"I don't think Jay-sus would like that."

It must have been around 1989 when my best friend in the whole world, Damon Wilks, and I were taken to a church camp as Junior Counselors. Our main responsibility was to serve as sort of big brothers to the younger campers.



During that time, the movie "Big" had recently come out, and Damon and I had watched it numerous times. We saw a lot of our friendship reflected in the characters Billy and Josh. There was a little chant they would do that went something like this:



"Space goes..down down baby down down the roller coaster sweet sweet baby sweet sweet don’t let me go..Shimmy Shimmy Cocoa Pop Shimmy Shimmy Rock…."



You know the one. Well, Damon and I were proud that we could recite it line for line, and we thought it would be cool to share it with the young campers.



However, midway through our lesson, an adult counselor we didn't know interrupted us in a somewhat effeminate, almost caricature "Jump for Jesus" tone, saying, "Umm, boys. I don't think Jesus would like that."



Really, dude? I'm not saying Jesus was in the room dancing for joy, but there we were, two young pubescent guys happily spending a portion of our summer doing the Lord's work, and this guy wanted to dampen our moment of secular fun.



We immediately stopped, apologized, and later smiled and nodded at him as he belted out Rich Mullins lyrics through his well-trimmed blonde mustache, his permed and highlighted mullet bouncing to the beat as he clapped with his hands delicately touching in time. You know what Jesus wouldn't like? That perm.



Another experience that stuck in my mind was when a couple of Sunday School teachers explained to us why Garth Brooks' song "Unanswered Prayers" was not accurate.



"God always answers prayers," they argued.



Even my young brain could discern that sometimes the answer is found in no answer at all, just like my father had shown me throughout my life.



"Dad, can I have a new ball glove?" A wordless look and a stoic face were all the answer I needed. No words spoken. Answer given. I'm no Garth fan, but I remember thinking they were singling out a pretty decent song. Why?



Why do some people think it's their job to tell you you're wrong? Why do some people constantly notice the tiny wrongs and ignore the enormous rights? Why do some people think you MUST know when you should disapprove of something? Why do some people think it's their role to correct you? I'm not a fan of these people.



I love giving encouragement to others. I try to make a point of making people leave my company feeling better than when they arrived. Sure, people say dumb and stupid things, some of which are completely wrong. But is it really my duty to correct them? Sometimes, yes. Most of the time, no.



This doesn't mean that if someone said, "Hey J Dub, I think I'm gonna give cocaine a try.

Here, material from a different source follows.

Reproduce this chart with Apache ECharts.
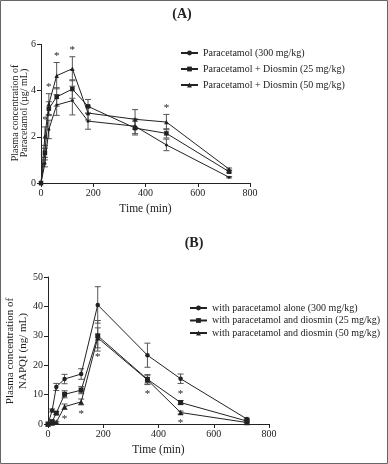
<!DOCTYPE html>
<html><head><meta charset="utf-8">
<script src="https://cdn.jsdelivr.net/npm/echarts@6/dist/echarts.min.js"></script>
<style>html,body{margin:0;padding:0;background:#fff}#c{width:388px;height:464px}</style>
</head><body><div id="c"></div>
<script>
const times = [0, 15, 30, 60, 120, 180, 360, 480, 720];
const xTicks = [0, 200, 400, 600, 800];
// Panel A: paracetamol (µg/mL)
const namesA = ['Paracetamol (300 mg/kg)', 'Paracetamol + Diosmin (25 mg/kg)', 'Paracetamol + Diosmin (50 mg/kg)'];
const paraA = [0, 0.85, 2.32, 3.38, 3.57, 2.68, 2.46, 1.65, 0.25];
const d25A = [0, 1.31, 3.22, 3.73, 4.07, 3.32, 2.38, 2.15, 0.49];
const d50A = [0, 2.03, 3.42, 4.65, 4.95, 3.03, 2.76, 2.64, 0.6];
const paraAErr = [0, 0.15, 0.4, 0.45, 0.62, 0.35, 0.32, 0.25, 0.03];
const d25AErr = [0, 0.2, 0.3, 0.4, 0.4, 0.3, 0.3, 0.2, 0.05];
const d50AErr = [0, 0.4, 0.45, 0.57, 0.52, 0.3, 0.42, 0.33, 0.05];
const starsA = [1, 2, 3, 4, 7]; // above 50 mg/kg series
// Panel B: NAPQI (ng/mL)
const namesB = ['with paracetamol alone (300 mg/kg)', 'with paracetamol and diosmin (25 mg/kg)', 'with paracetamol and diosmin (50 mg/kg)'];
const paraB = [0, 4.6, 12.6, 15.3, 17.0, 40.5, 23.4, 15.4, 1.7];
const d25B = [0, 0.8, 3.7, 10.1, 11.5, 30.0, 15.2, 7.3, 1.0];
const d50B = [0, 0.3, 0.6, 5.9, 7.5, 29.3, 15.0, 3.9, 0.5];
const paraBErr = [0, 0.5, 1.2, 1.6, 1.8, 6.2, 4.1, 1.6, 0.3];
const d25BErr = [0, 0.3, 0.5, 1.2, 1.2, 5.2, 1.6, 0.7, 0.3];
const d50BErr = [0, 0.2, 0.3, 0.9, 1.0, 3.4, 1.6, 0.5, 0.2];
const starsBelowB = [3, 4, 5, 6, 7]; // below 50 mg/kg series
const starsAboveB = [7]; // above 25 mg/kg series

const FONT = 'Liberation Serif';
const INK = '#222';
const chart = echarts.init(document.getElementById('c'));

function pts(v) { return times.map((t, i) => [t, v[i]]); }
function lineS(name, v, sym, size, gi) {
  return { name, type: 'line', xAxisIndex: gi, yAxisIndex: gi, data: pts(v), symbol: sym, symbolSize: size,
    lineStyle: { color: INK, width: 1 }, itemStyle: { color: INK }, z: 3, animation: false };
}
function errS(v, e, gi) {
  return { type: 'custom', xAxisIndex: gi, yAxisIndex: gi, data: times.map((t, i) => [t, v[i], e[i]]), z: 2, silent: true, animation: false,
    renderItem(params, api) {
      const x = api.value(0), y = api.value(1), er = api.value(2);
      if (!er) return null;
      const lo = api.coord([x, y - er]), hi = api.coord([x, y + er]);
      const st = { stroke: '#555', lineWidth: 1 };
      return { type: 'group', children: [
        { type: 'line', shape: { x1: lo[0], y1: lo[1], x2: hi[0], y2: hi[1] }, style: st },
        { type: 'line', shape: { x1: lo[0] - 3, y1: lo[1], x2: lo[0] + 3, y2: lo[1] }, style: st },
        { type: 'line', shape: { x1: hi[0] - 3, y1: hi[1], x2: hi[0] + 3, y2: hi[1] }, style: st }
      ] };
    } };
}
function starS(idx, v, e, dir, gi) {
  return { type: 'custom', xAxisIndex: gi, yAxisIndex: gi, data: idx.map(i => [times[i], v[i] + dir * e[i]]), z: 4, silent: true, animation: false,
    renderItem(params, api) {
      const p = api.coord([api.value(0), api.value(1)]);
      return { type: 'text', x: p[0], y: p[1] + (dir > 0 ? -1 : 4), style: { text: '*', fontFamily: FONT, fontSize: 11, fill: INK, align: 'center', verticalAlign: dir > 0 ? 'bottom' : 'top' } };
    } };
}
const axisCommon = {
  axisLine: { show: true, lineStyle: { color: INK, width: 1 } },
  axisTick: { show: true, length: 4, lineStyle: { color: INK } },
  axisLabel: { color: INK, fontFamily: FONT, fontSize: 10, margin: 5 },
  splitLine: { show: false }
};
const xName = { name: 'Time (min)', nameLocation: 'middle', nameTextStyle: { color: INK, fontFamily: FONT, fontSize: 11.5 } };

chart.setOption({
  animation: false,
  backgroundColor: '#fff',
  grid: [
    { left: 41, top: 44.5, width: 209, height: 138.5 },
    { left: 48, top: 277, width: 221, height: 147 }
  ],
  xAxis: [
    Object.assign({ type: 'value', gridIndex: 0, min: xTicks[0], max: xTicks[xTicks.length - 1], interval: 200, nameGap: 20 }, axisCommon, xName),
    Object.assign({ type: 'value', gridIndex: 1, min: xTicks[0], max: xTicks[xTicks.length - 1], interval: 200, nameGap: 20 }, axisCommon, xName)
  ],
  yAxis: [
    Object.assign({ type: 'value', gridIndex: 0, min: 0, max: 6, interval: 2 }, axisCommon),
    Object.assign({ type: 'value', gridIndex: 1, min: 0, max: 50, interval: 10 }, axisCommon)
  ],
  legend: [
    { data: namesA, orient: 'vertical', left: 175, top: 43, itemWidth: 17, itemHeight: 6, itemGap: 6,
      textStyle: { color: INK, fontFamily: FONT, fontSize: 10, lineHeight: 10 }, selectedMode: false },
    { data: namesB, orient: 'vertical', left: 184, top: 298, itemWidth: 17, itemHeight: 6, itemGap: 2.5,
      textStyle: { color: INK, fontFamily: FONT, fontSize: 10, lineHeight: 10 }, selectedMode: false }
  ],
  graphic: [
    { type: 'rect', shape: { x: 0.5, y: 0.5, width: 387, height: 463 }, style: { fill: 'none', stroke: '#666', lineWidth: 1 }, silent: true },
    { type: 'text', x: 182, y: 14, style: { text: '(A)', fontFamily: FONT, fontWeight: 'bold', fontSize: 14, fill: INK, align: 'center', verticalAlign: 'middle' } },
    { type: 'text', x: 194, y: 243, style: { text: '(B)', fontFamily: FONT, fontWeight: 'bold', fontSize: 14, fill: INK, align: 'center', verticalAlign: 'middle' } },
    { type: 'text', x: 19.5, y: 113, rotation: Math.PI / 2, style: { text: 'Plasma concentration of\nParacetamol (µg/ mL)', fontFamily: FONT, fontSize: 10, lineHeight: 9, fill: INK, align: 'center', verticalAlign: 'middle' } },
    { type: 'text', x: 16.5, y: 351, rotation: Math.PI / 2, style: { text: 'Plasma concentration of\nNAPQI (ng/ mL)', fontFamily: FONT, fontSize: 11, lineHeight: 13, fill: INK, align: 'center', verticalAlign: 'middle' } }
  ],
  series: [
    errS(paraA, paraAErr, 0), errS(d25A, d25AErr, 0), errS(d50A, d50AErr, 0),
    lineS(namesA[0], paraA, 'circle', 3, 0),
    lineS(namesA[1], d25A, 'rect', 4.5, 0),
    lineS(namesA[2], d50A, 'triangle', 4.5, 0),
    starS(starsA, d50A, d50AErr, 1, 0),
    errS(paraB, paraBErr, 1), errS(d25B, d25BErr, 1), errS(d50B, d50BErr, 1),
    lineS(namesB[0], paraB, 'circle', 4.5, 1),
    lineS(namesB[1], d25B, 'rect', 5, 1),
    lineS(namesB[2], d50B, 'triangle', 5.5, 1),
    starS(starsBelowB, d50B, d50BErr, -1, 1),
    starS(starsAboveB, d25B, d25BErr, 1, 1)
  ]
});
</script></body></html>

I hear it really boosts your creativity," I wouldn't say, "Yeah, that's dumb."



However, if I have a buddy making an argument that Godfather III is the best of the trilogy, I have to sit him down and ask him to keep quiet for no less than 48 hours..



If you've ever seen Ocean's Eleven, there are two characters played by Scott Caan and Casey Affleck who are always arguing over the most mind-numbing topics. They sound like morons not only because of their arguments but also because of the triviality of the topics. They are pointless.



This is what so many people do in day-to-day life. We even do it digitally. There’s an instinct to not let a person we don’t know from a place we don’t know spew nonsense on Twitter and think it’s our job to correct them. Hell, we don’t even know if the person is real.



Now, I can hear what some of you are saying. "Wait Jason. So you're telling me we should just accept whatever anyone says? We should never tell them they are wrong so as not to discourage them?"



Not at all, grasshopper. What I'm saying is that in these instances, you might try something like this:



Stupid Friend: "You know, I think communism really isn't such a bad idea. It just hasn't been done right."



You: "Interesting. I'd like to better understand your position. In fact, I don't really know all the details of how, say, the Soviet Union was set up. Can you explain it to me? What about the origins of communism? I wonder how the people who produce are motivated to give what the make to those who need? If they decide not to produce any longer, how do you make them continue?" All these questions should be posed in an inquisitive manner not accusator condescending one.



Stupid Friend: "Umm well..."



Here's the point. Instead of coming down on your friend with a sickle and hammer (though painted red, white, and blue and adorned with stars), start calmly asking questions.



I get it. We want to be right. We want to make sure the world around us is right. However, we need to exercise some tact and love when trying to straighten things out. And not everything you think is wrong or not quite right needs to be pointed out.